After falling asleep for an hour on a rather comfy leather sofa I realised that the time had well and truly gone for them to arrive, however much baggage, and thus, questioning, they may have been confronted with.
I went to INFORMATION and was told there was another flight from Portugal coming in at five. My phone, that I thought I had charged, was showing a merest drip of battery juice left. I called Mark from a payphone (they still exist!) and he said something like: 'you idiot — check your emails more carefully. Come back!'
Yes, the wrong Sunday. How had I not seen the date? or registered it? Mysterious workings or non-workings of the menopausal woman's mind perhaps. I said lots of stuff like 'bollocks' and headed to the car park ticket machine, which then ate my debit card. A rotund man, who insisted on asking all his collegues that he passed where they were going for lunch, escorted Sweating Me back to the machine.

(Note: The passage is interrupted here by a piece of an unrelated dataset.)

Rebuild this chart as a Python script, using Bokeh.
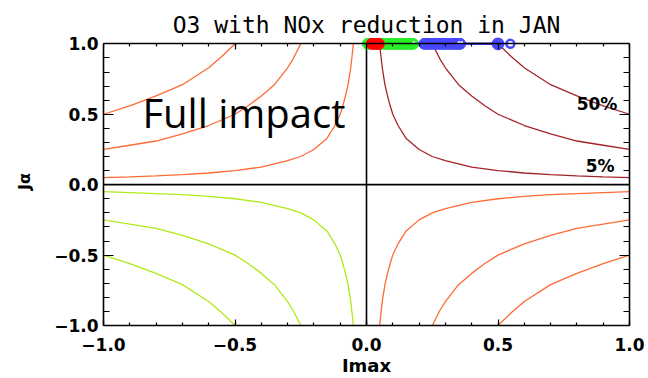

'Stand aside, please Madame, I will deal with this,' he said, in manner of bomb-difusing expert, and fished out my card.



I once again looked out at the autumn trees and thought about number plates as I headed homeward. In fact it was quite a useful time, once I had put all the calculations of wasted time/petrol/parking/tolls etc aside. I visualised a cover for my next book, worked out some story lines and then stopped to open a tin of sardines on top of a hill in a village I had never visited before. I watched the clouds scudding across the crests of the black mountains, and wondered how Mark would greet me on my return.
As I stomped up the steps to the house, he cam out, eyed me wryly and said, "Good trip?" Quite generous I thought.